Trademark infringements could potentially be sanctioned with stricter penalties in China in the future. This is suggested by a recently published article with statements of President Xi Jinping – and by how experts view the article.

Xi Jinping, President of the People’s Republic of China, recently announced in a media report that the protection of IP rights in China might be further improved in the future. According to the report, the aim of the new measures would be to promote innovation. „Innovation is the primary driving force behind development, and protecting IPR is equal to protecting innovation”, Xi said according to China’s Xinhua news agency. The article also stressed that China had already made decisive achievements in trademark protection.

What is also particularly noteworthy is that the article acknowledges that IP infringements can be frequent in China and that IP rights can be difficult to enforce – this is the assessment of IP expert Jerry Xia of the law firm GEN Law in the trade magazine WTR. Xi is said to now call to „resolutely combat counterfeiting“ and for the introduction of penalties for bad-faith infringements.
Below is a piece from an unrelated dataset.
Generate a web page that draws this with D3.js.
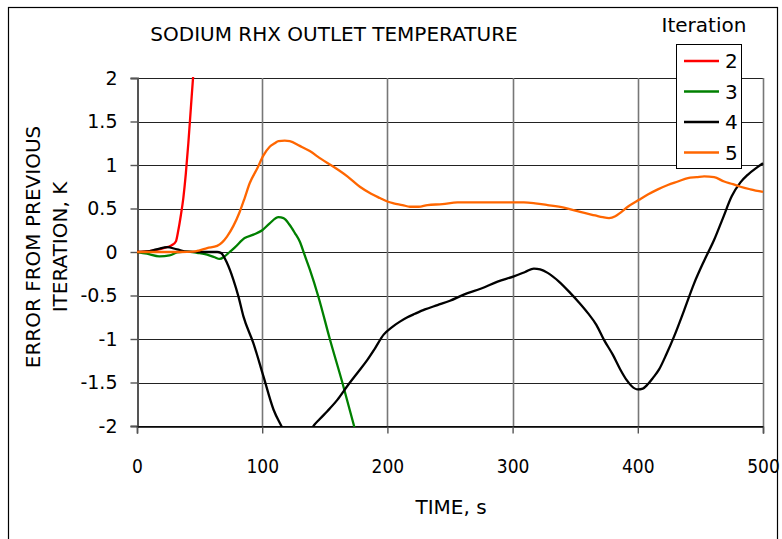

According to expert Xia, this could translate into higher damages for affected companies; something which has already been shown by recent rulings of courts in Shanghai, for example.

In addition, expert Xia notes, Xi’s statements also emphasizes the importance of law enforcement. Since criminal sanctions allow for severe penalties and deterrence, this could be a good development for intellectual property protection.

It would be good if China is criminalizing the production and trade in counterfeits, also according to Jack Chang, vice chair of the Quality Brands Protection Committee China (QBPC). He expects that many brand owners active in China would welcome this step, the association representative told WTR.